I do not know if the place still exists, but I remember visiting A-Squared Studio one day with Verna back around 1979 or 1980 while serving for a studio for the band I was in ("Roze") to record at. It was located on a farm just south of Ann Arbor, Michigan at the end of a long gravel road and backed-up to U.S. Highway 23. There was an actual farm house on the site and next to it was a large, one-story building that looked like a Quonset hut that had undergone several expansions over the years. I was told the building was originally a tractor barn for the farmer's tractors and agricultural implements. Now, it had been transformed into a recording studio that Ted Nugent used to record final mixes in. The guest house next door had lots of Polaroid snapshots held on the fridge with magnets of "Terrible Ted" acting "crazy" in and around the grounds of the studio and there were also a few snaps of Ted with his beautiful wife Shemane and numerous other folks. So, enough about name-dropping:

I found the studio to be extremely well equipped and it had many unique features. Most striking was the fact that the drum kit area of the floor had a 2-1/2" concrete sewer tile placed on the floor in from of a kick drum.

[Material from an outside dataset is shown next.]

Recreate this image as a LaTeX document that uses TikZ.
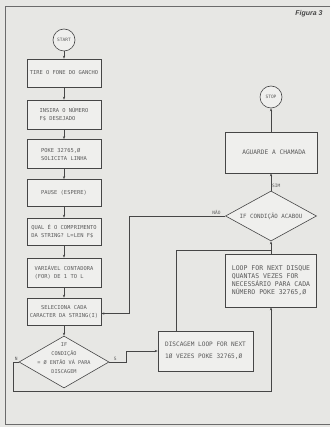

A large element microphone was placed strategically inside of the sewer tile. The engineer told me the setup really fattens up the kick drum a lot. In the room behind the control room, there was a very large wooden crate that was about 12 ft long and 5 feet tall. I was told that it contained the studio's plate echo unit. The engineer opened an access door and showed me how he could swap out the audio pickups and also how the gear-and-cable mechanism moved the pickups in an X-Y manner to achieve different types of echoes.

A small, ceramic-tiled bathroom adjacent the main studio floor was said to also serve as a "live booth" for vocals and guitar solos.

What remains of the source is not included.